EL ÁNGULO OSCURO
Los últimos de Filipinas
Algunos no claudicaron nunca, y siguieron escribiendo en español hasta entregar el hálito
Resulta, en verdad, pavoroso, comprobar cómo en menos de medio siglo los americanos se las arreglaron para arrasar salvajemente el legado español en las Filipinas. Mientras los bulldozers trabajaban a destajo, reduciendo a escombros la hermosa arquitectura española, para tapizar de cemento los solares o erigir en ellos pomposos y execrables edificios neoclásicos y masonizantes, miles de maestros y predicadores pagados por el Gobierno yanqui desembarcaron en Manila y fueron repartidos por las aldeas, para extender su evangelio negro entre las almas a través del inglés, que se presentaba ante las nuevas generaciones como la lengua del progreso y el futuro, frente al español, que caracterizaban como idioma de la reacción y la caverna.
Pero hubo una generación de escritores –auténticos «últimos de Filipinas– que, en aquellos años de oprobio, siguieron escribiendo en español, con el mismo carácter numantino y el mismo empeño heroico en defender una causa perdida que los soldados de Baler. Novelistas como Antonio Abad, poetas como Fernando María Guerrero o ensayistas como Teodoro M. Kalaw que se mantuvieron fieles a su lengua, al cobijo de los periodiquitos españoles que todavía subsistían en Manila, cada vez más esmirriados y languidecientes, y estimulados por el premio Zóbel, que hasta hace muy pocos años ha seguido premiando paladinamente la mejor literatura filipina escrita en español. Podemos imaginarnos a estos últimos de Filipinas, refugiados en cafés o casinos, como minotauros en su laberinto de palabras que ya nadie usaba; podemos imaginarlos escribiendo poemas sin destinatario, conscientes de que las esquelas de los periódicos que anunciaban la muerte de sus amigos eran un certificado irrevocable de que su obra se quedaría pronto muda; podemos imaginarlos volviendo a casa, bajo la lluvia tropical, descubriendo que la tinta del poema que acababan de escribir y guardar en un bolsillo de la chaqueta se había desleído. Algunos no claudicaron nunca, y siguieron escribiendo en español hasta entregar el hálito, cuando ya ni siquiera había periódicos que publicaran sus poemas; cuando ya ni siquiera tenían familiares que hablasen español a los que poder regalar su último poemario.
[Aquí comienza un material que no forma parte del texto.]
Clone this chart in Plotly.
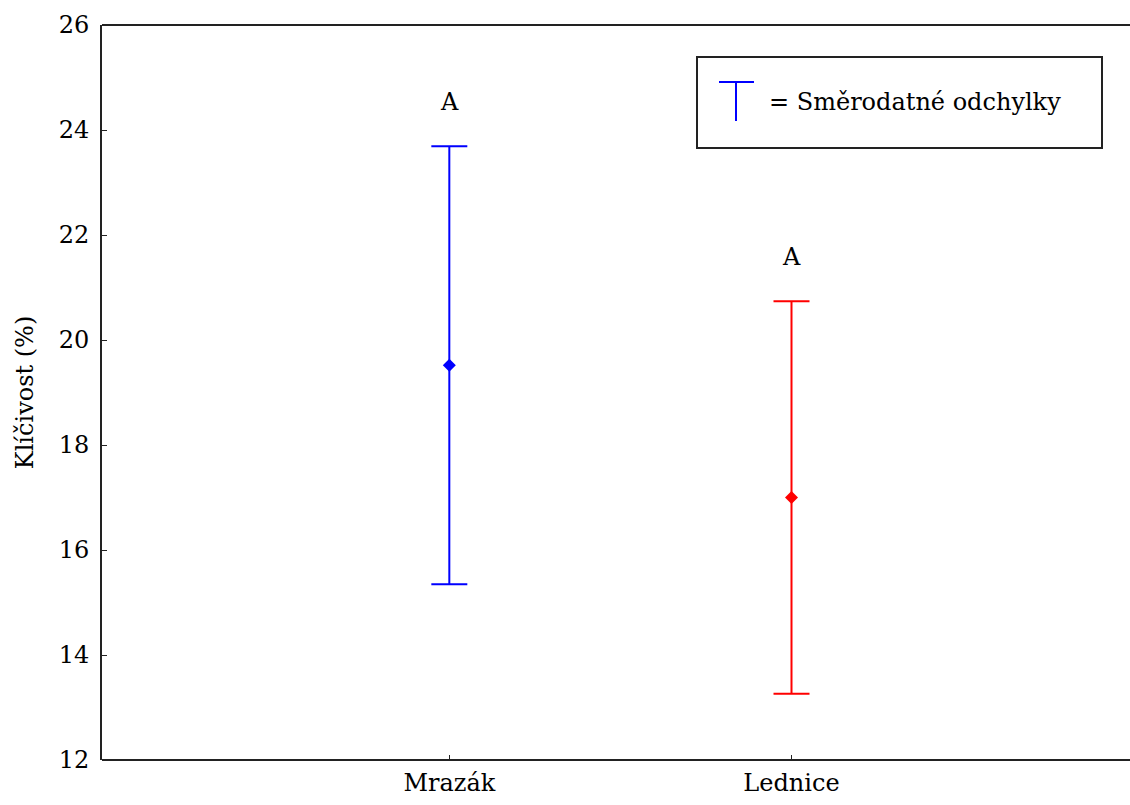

El Instituto Cervantes de Manila se ha propuesto rescatar a estos autores en su colección «Clásicos Hispanofilipinos», en una labor benemérita que nos restituye obras sepultadas en el olvido.
Evoco la memoria de estos escritores que murieron fieles a la lengua española, mientras paseo con Carlos Madrid, director del Cervantes de Manila, y sus colaboradores José María Fons y Jorge Mojarro, mis desvelados anfitriones en estas jornadas manileñas, por el menesteroso barrio de Quiapo, donde se alza uno de los monumentos más peregrinos y pasmosos del mundo, la iglesia neogótica de San Sebastián, construida toda ella en metal, para resistir los terremotos, en la última década del siglo XIX, justo antes de que llegaran los yanquis con sus bulldozers, su cemento y su neoclásico masonizante. Y, recordando a estos escritores que se fueron quedando a solas con la lengua española, como se queda sola en el andén la novia que va a despedir al soldado que parte para el frente, trato de imaginarlos en sus tertulias de café, cada vez menos concurridas, cada vez más pobladas de fantasmas, hasta el día en que ya sólo quedase uno, sin poder leer a nadie sus poemas, absorto en su soliloquio funeral.
Pero rectifico enseguida. Ese último poeta filipino en lengua española nunca se quedó sólo. Cuando sus colegas ya habían muerto, aún pudo leer sus poemas a Dios, que es nuestro único crítico literario fiel y fiable.